Opinión

La vida de los otros

Lunes siete de la mañana, enciendo la radio. Titulares del día: los presupuestos, la sempiterna crónica política y la violencia de género que deja un fin de semana teñido de sangre, tres mujeres asesinadas en escasas veinticuatro horas. El comentario del presentador del informativo es escueto, “ninguna de las tres mujeres había denunciado y sin denuncia nada se puede hacer para evitar el crimen”.

A veces tengo la impresión de que incluso el espíritu crítico de mis colegas periodistas funciona a base de karmas y se utiliza el “no había denuncias previas” como una muletilla, una frase hecha como la de llame al 016, “no deja huella en su factura”. 

Cuando no se quieren analizar los problemas a fondo se intentan resolver con la simpleza.
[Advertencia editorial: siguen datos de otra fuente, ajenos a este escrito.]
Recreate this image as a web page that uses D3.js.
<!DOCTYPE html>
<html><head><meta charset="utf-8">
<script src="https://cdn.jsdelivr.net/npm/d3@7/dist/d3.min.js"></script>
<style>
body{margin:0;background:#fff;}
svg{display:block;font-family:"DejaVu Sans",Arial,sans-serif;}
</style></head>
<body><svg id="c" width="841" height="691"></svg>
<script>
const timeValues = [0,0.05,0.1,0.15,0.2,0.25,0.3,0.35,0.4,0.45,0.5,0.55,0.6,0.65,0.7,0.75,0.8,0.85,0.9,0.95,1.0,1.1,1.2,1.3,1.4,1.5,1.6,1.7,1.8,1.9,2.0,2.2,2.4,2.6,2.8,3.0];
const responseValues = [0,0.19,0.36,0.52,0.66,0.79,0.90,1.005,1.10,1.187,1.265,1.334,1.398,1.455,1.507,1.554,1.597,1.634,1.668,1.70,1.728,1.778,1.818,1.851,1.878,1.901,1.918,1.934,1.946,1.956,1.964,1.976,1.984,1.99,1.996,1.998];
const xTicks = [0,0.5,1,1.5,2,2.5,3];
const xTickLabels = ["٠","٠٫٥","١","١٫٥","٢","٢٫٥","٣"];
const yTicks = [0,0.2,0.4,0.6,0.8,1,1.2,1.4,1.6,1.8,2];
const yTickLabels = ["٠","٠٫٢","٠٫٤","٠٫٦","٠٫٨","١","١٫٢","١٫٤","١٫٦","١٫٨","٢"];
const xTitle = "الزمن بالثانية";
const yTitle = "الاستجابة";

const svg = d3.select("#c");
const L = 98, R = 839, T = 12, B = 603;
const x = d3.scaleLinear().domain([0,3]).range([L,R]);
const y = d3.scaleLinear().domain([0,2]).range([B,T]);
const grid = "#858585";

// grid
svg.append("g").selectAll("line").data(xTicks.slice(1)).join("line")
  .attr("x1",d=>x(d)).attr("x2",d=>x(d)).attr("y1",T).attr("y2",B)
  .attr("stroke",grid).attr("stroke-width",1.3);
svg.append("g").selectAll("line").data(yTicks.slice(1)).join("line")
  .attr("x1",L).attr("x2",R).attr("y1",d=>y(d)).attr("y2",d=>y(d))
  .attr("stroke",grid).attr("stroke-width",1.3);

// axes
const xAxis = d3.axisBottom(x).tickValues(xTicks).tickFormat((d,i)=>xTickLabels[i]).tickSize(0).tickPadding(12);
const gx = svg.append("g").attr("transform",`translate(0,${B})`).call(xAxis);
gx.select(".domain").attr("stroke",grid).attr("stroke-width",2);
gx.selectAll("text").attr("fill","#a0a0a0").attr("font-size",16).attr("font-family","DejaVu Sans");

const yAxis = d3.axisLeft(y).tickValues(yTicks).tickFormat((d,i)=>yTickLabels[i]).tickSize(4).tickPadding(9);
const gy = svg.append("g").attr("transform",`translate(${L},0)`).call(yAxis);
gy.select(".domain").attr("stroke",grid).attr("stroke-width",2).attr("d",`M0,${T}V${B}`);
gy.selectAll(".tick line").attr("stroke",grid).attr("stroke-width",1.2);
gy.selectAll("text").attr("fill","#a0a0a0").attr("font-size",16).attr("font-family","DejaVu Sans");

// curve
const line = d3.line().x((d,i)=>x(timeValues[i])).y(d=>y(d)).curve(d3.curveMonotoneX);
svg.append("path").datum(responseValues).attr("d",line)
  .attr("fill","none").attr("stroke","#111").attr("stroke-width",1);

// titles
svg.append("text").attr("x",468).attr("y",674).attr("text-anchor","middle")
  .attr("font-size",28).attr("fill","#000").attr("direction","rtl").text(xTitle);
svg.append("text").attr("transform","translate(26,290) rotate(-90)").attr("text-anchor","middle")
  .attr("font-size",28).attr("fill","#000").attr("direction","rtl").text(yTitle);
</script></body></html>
La Administración ha realizado cientos de campañas para concienciar sobre la necesidad de que las víctimas denuncien y, sin quererlo, ha provocado la lectura contraria: si la víctima no denuncia no se la puede proteger y por tanto su agresor la puede matar. Si rizamos el rizo, la víctima termina siendo la culpable por no haber denunciado a su marido, pareja o amante. Delirante.
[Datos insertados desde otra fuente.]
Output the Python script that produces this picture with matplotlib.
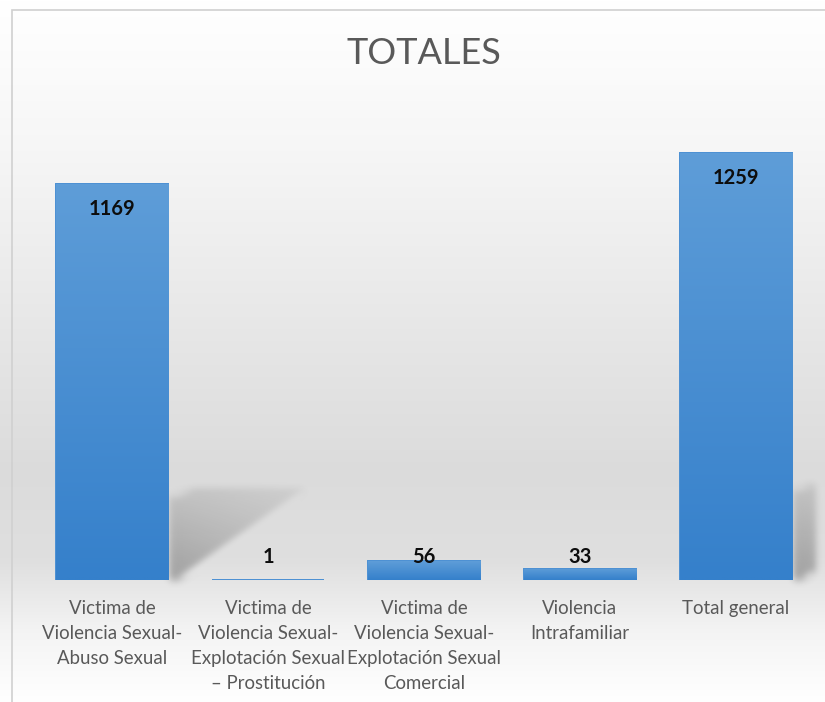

¿Es justo que toda la responsabilidad de la denuncia del agresor recaiga sobre la víctima? Una mujer maltratada es una persona asustada, insegura, con su autoestima por los suelos, a veces paralizada por el miedo. Una mujer maltratada lleva tiempo sufriendo en silencio, sin ser capaz de decírselo a su propia familia, es una mujer avergonzada y que en muchas ocasiones se siente culpable. La mujer que sufre violencia de género casi siempre cree que el maltrato va a pasar, que él va a cambiar y dejará de pegarle. ¿Y es a esa mujer paralizada por el terror a quien le exigimos que vaya a la Guardia Civil o a la Policía y presente una denuncia contra su marido, pareja, contra el padre de sus hijos?
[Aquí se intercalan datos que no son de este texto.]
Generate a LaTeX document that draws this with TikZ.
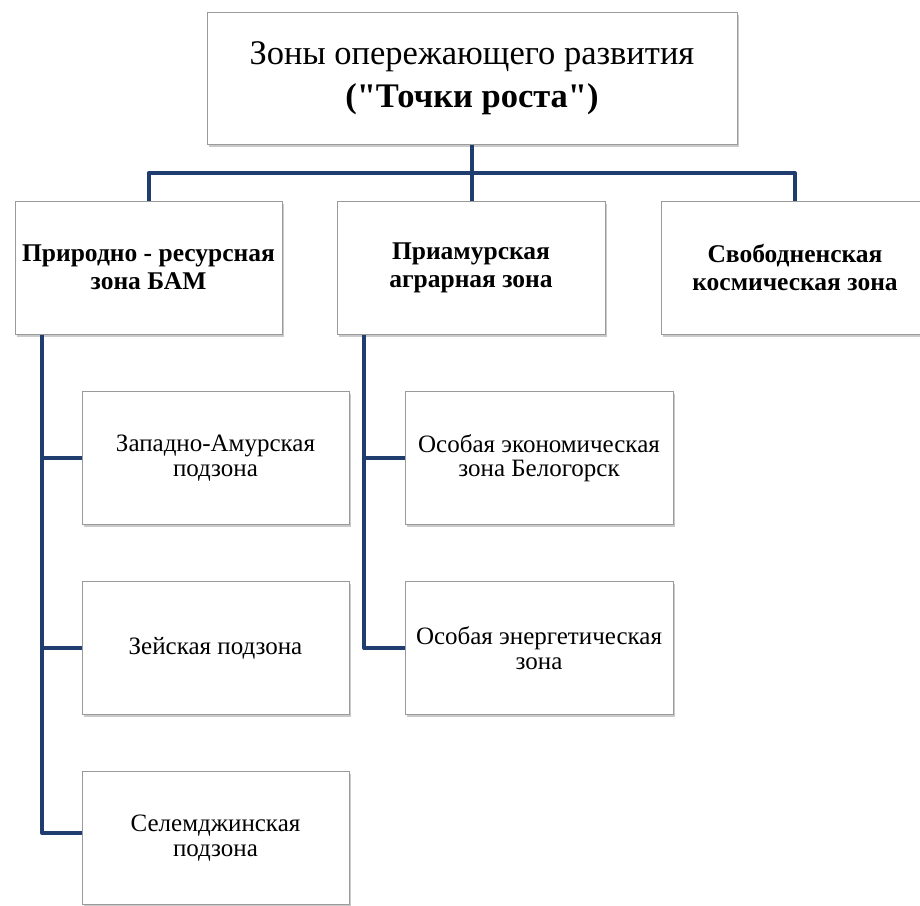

No podemos resignarnos a que la única fórmula para prevenir esta lacra social sea que la maltratada denuncie. En la gran mayoría de los casos el asesinato es el último acto de una cadena interminable de acoso y violencia. Casi siempre existen indicios, señales que el entorno familiar percibe a pesar de que la víctima lo esconda. El silencio de la familia, de los amigos, de los vecinos se convierte en el cómplice del verdugo.

Debemos cambiar la arraigada tradición de no inmiscuirnos en los asuntos ajenos, de no entrar en la vida de los otros. No podemos taparnos los oídos a los golpes en la casa de los vecinos, no podemos mirar para otro lado ante la violencia cotidiana, mañana puede ser su hija, su hermana... ¿Qué hará usted entonces?